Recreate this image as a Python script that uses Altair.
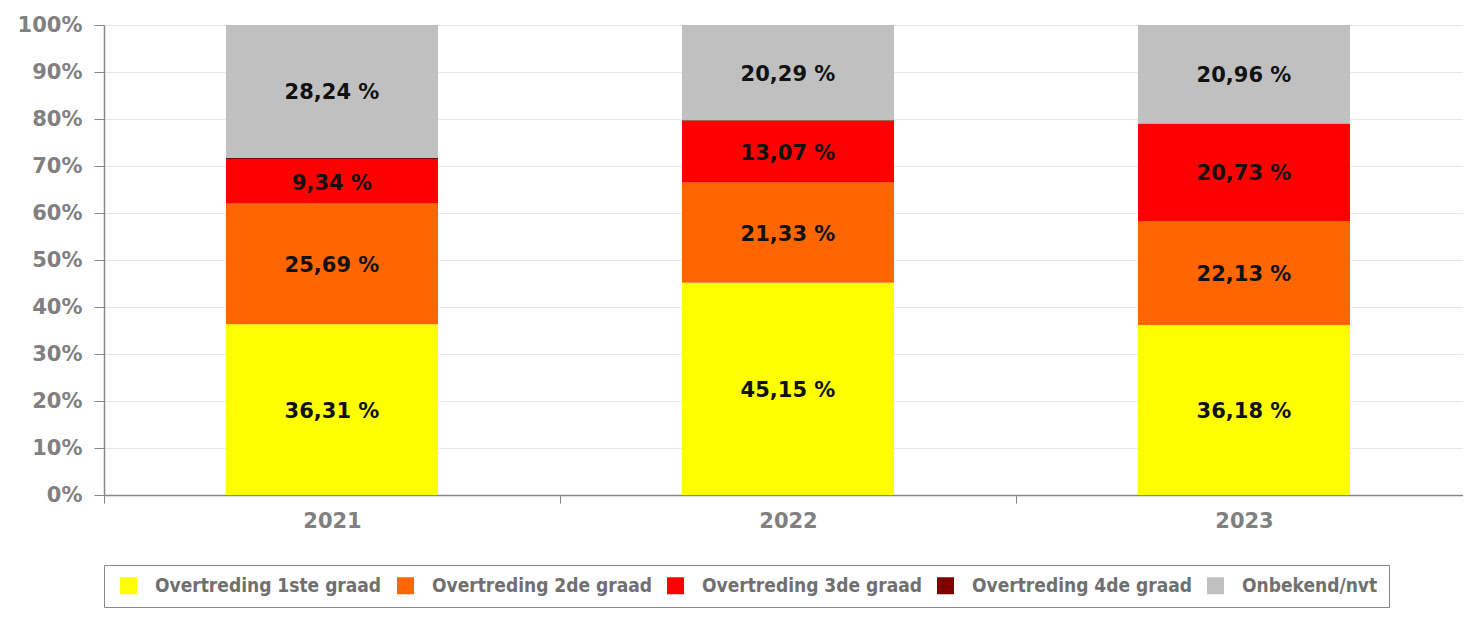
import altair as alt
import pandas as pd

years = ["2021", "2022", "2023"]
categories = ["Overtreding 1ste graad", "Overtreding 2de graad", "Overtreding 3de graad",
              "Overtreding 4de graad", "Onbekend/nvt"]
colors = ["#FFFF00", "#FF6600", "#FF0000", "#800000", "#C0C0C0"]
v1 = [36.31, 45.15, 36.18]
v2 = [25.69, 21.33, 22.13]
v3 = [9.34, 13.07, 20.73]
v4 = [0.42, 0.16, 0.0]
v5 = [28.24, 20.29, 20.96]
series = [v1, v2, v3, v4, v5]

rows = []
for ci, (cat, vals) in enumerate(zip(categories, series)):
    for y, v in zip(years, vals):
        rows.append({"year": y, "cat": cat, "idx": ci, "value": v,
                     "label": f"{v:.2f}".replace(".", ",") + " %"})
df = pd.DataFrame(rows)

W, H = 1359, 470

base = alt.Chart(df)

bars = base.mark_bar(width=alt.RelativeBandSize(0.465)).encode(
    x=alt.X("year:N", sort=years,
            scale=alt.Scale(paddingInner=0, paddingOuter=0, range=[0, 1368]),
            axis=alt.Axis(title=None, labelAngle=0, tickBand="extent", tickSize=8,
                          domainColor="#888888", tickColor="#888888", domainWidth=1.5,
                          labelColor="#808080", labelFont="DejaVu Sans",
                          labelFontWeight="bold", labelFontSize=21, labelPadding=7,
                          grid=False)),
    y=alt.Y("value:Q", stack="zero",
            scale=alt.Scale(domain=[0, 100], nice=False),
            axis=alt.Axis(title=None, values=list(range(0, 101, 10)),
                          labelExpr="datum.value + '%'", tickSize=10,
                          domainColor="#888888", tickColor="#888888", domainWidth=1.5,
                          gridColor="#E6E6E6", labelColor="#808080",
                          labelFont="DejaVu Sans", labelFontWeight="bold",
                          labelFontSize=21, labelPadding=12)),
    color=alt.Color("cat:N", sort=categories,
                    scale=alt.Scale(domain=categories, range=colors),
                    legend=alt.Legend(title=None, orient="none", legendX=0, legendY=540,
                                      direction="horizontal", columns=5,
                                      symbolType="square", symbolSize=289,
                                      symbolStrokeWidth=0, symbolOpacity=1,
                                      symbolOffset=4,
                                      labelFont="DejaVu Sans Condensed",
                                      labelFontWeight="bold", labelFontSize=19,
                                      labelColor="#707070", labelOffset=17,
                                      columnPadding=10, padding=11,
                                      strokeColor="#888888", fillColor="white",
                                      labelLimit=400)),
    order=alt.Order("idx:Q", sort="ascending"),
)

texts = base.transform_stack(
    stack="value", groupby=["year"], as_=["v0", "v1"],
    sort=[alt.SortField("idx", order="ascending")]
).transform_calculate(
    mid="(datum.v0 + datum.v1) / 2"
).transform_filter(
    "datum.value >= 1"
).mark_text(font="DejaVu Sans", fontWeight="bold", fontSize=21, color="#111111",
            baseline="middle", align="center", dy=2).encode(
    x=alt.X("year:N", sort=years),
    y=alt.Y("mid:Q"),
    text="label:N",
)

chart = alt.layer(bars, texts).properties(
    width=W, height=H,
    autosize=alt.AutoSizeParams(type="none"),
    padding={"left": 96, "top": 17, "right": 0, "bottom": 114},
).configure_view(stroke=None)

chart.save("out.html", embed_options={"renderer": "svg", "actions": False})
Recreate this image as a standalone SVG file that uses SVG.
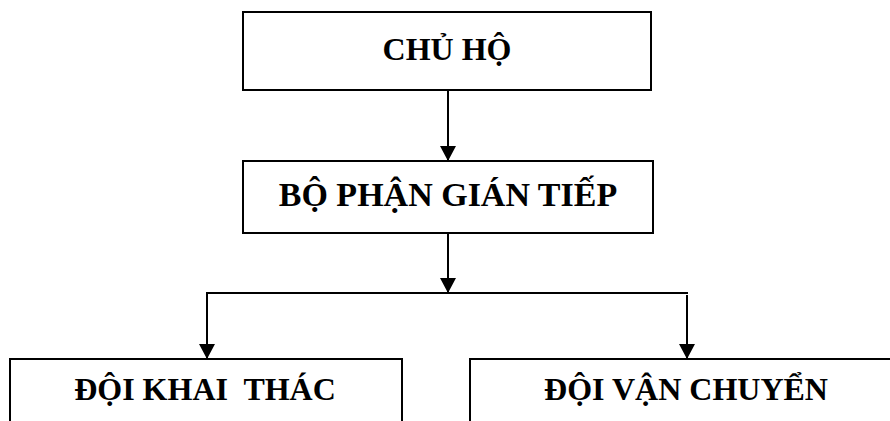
● ● ●
■ Set exercise ■
Return the entries unchanged, save for the pictures, which do not belong in the copy.

■ Correct result ■
Recreate this image as a Python script that uses Altair.
import altair as alt
import pandas as pd

years = ["2021", "2022", "2023"]
categories = ["Overtreding 1ste graad", "Overtreding 2de graad", "Overtreding 3de graad",
              "Overtreding 4de graad", "Onbekend/nvt"]
colors = ["#FFFF00", "#FF6600", "#FF0000", "#800000", "#C0C0C0"]
v1 = [36.31, 45.15, 36.18]
v2 = [25.69, 21.33, 22.13]
v3 = [9.34, 13.07, 20.73]
v4 = [0.42, 0.16, 0.0]
v5 = [28.24, 20.29, 20.96]
series = [v1, v2, v3, v4, v5]

rows = []
for ci, (cat, vals) in enumerate(zip(categories, series)):
    for y, v in zip(years, vals):
        rows.append({"year": y, "cat": cat, "idx": ci, "value": v,
                     "label": f"{v:.2f}".replace(".", ",") + " %"})
df = pd.DataFrame(rows)

W, H = 1359, 470

base = alt.Chart(df)

bars = base.mark_bar(width=alt.RelativeBandSize(0.465)).encode(
    x=alt.X("year:N", sort=years,
            scale=alt.Scale(paddingInner=0, paddingOuter=0, range=[0, 1368]),
            axis=alt.Axis(title=None, labelAngle=0, tickBand="extent", tickSize=8,
                          domainColor="#888888", tickColor="#888888", domainWidth=1.5,
                          labelColor="#808080", labelFont="DejaVu Sans",
                          labelFontWeight="bold", labelFontSize=21, labelPadding=7,
                          grid=False)),
    y=alt.Y("value:Q", stack="zero",
            scale=alt.Scale(domain=[0, 100], nice=False),
            axis=alt.Axis(title=None, values=list(range(0, 101, 10)),
                          labelExpr="datum.value + '%'", tickSize=10,
                          domainColor="#888888", tickColor="#888888", domainWidth=1.5,
                          gridColor="#E6E6E6", labelColor="#808080",
                          labelFont="DejaVu Sans", labelFontWeight="bold",
                          labelFontSize=21, labelPadding=12)),
    color=alt.Color("cat:N", sort=categories,
                    scale=alt.Scale(domain=categories, range=colors),
                    legend=alt.Legend(title=None, orient="none", legendX=0, legendY=540,
                                      direction="horizontal", columns=5,
                                      symbolType="square", symbolSize=289,
                                      symbolStrokeWidth=0, symbolOpacity=1,
                                      symbolOffset=4,
                                      labelFont="DejaVu Sans Condensed",
                                      labelFontWeight="bold", labelFontSize=19,
                                      labelColor="#707070", labelOffset=17,
                                      columnPadding=10, padding=11,
                                      strokeColor="#888888", fillColor="white",
                                      labelLimit=400)),
    order=alt.Order("idx:Q", sort="ascending"),
)

texts = base.transform_stack(
    stack="value", groupby=["year"], as_=["v0", "v1"],
    sort=[alt.SortField("idx", order="ascending")]
).transform_calculate(
    mid="(datum.v0 + datum.v1) / 2"
).transform_filter(
    "datum.value >= 1"
).mark_text(font="DejaVu Sans", fontWeight="bold", fontSize=21, color="#111111",
            baseline="middle", align="center", dy=2).encode(
    x=alt.X("year:N", sort=years),
    y=alt.Y("mid:Q"),
    text="label:N",
)

chart = alt.layer(bars, texts).properties(
    width=W, height=H,
    autosize=alt.AutoSizeParams(type="none"),
    padding={"left": 96, "top": 17, "right": 0, "bottom": 114},
).configure_view(stroke=None)

chart.save("out.html", embed_options={"renderer": "svg", "actions": False})
Recreate this image as a standalone SVG file that uses SVG.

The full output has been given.